***** Source data

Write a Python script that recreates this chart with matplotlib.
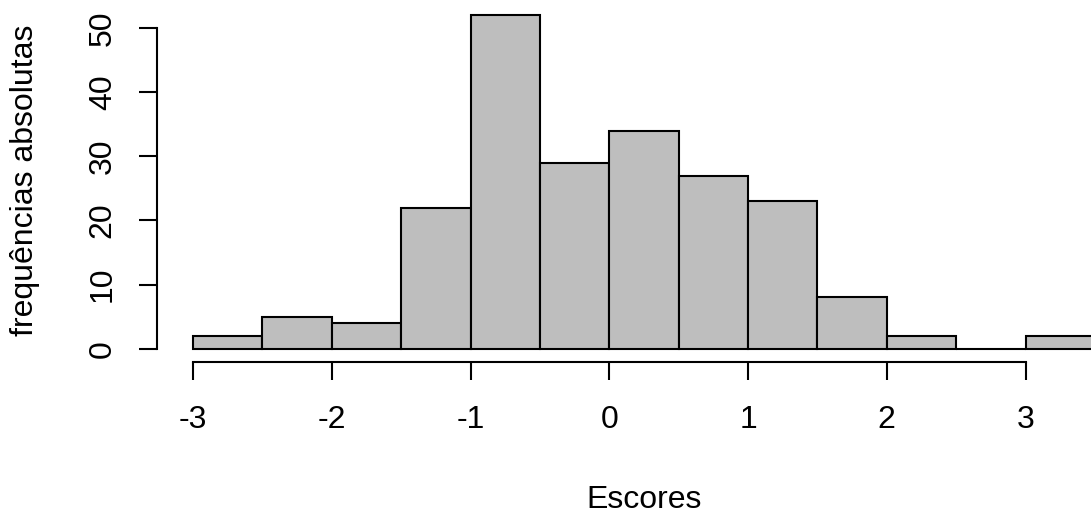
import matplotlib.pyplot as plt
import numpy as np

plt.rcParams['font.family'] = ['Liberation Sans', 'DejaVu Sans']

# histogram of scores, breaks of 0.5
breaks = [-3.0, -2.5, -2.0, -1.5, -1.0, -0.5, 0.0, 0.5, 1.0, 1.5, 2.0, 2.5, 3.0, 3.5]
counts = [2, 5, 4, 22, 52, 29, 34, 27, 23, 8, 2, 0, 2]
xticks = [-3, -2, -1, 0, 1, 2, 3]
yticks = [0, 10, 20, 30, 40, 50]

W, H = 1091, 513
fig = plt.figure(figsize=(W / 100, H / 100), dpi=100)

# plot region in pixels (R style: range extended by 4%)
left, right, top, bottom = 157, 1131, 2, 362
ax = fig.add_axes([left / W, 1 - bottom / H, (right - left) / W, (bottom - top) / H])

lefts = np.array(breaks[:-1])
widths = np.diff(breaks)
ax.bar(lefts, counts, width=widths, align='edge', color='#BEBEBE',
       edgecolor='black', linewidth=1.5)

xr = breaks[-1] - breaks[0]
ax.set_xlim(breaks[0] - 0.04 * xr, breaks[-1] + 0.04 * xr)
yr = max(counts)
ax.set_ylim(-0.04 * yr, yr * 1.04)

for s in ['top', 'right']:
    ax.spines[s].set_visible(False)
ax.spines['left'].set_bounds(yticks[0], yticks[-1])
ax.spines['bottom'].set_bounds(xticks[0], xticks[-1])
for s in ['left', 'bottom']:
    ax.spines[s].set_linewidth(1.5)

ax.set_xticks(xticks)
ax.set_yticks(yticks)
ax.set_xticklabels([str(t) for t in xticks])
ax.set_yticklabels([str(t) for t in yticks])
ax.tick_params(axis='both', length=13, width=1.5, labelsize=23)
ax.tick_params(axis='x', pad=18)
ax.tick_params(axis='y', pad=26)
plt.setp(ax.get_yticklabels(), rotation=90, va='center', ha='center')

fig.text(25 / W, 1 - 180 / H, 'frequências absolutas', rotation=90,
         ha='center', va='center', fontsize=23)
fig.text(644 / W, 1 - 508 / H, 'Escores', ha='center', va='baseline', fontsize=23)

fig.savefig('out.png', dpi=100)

**********
***** Source data

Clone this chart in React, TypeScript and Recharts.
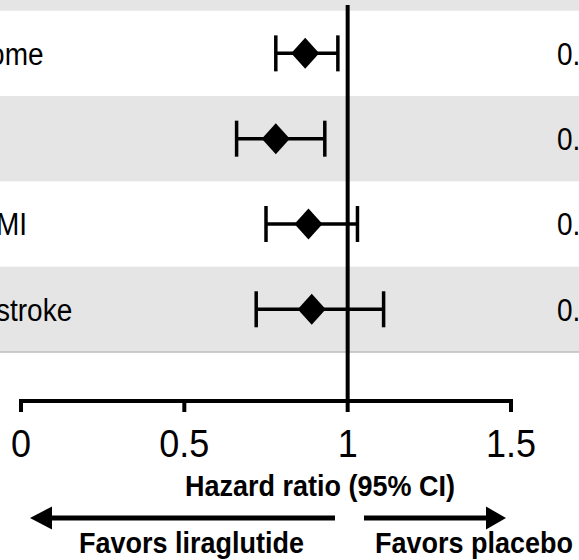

**********

#### Direction
Identify the lines that hold the word "this". Copy every one of them.

#### Solution
Write a Python script that recreates this chart with matplotlib.
Clone this chart in React, TypeScript and Recharts.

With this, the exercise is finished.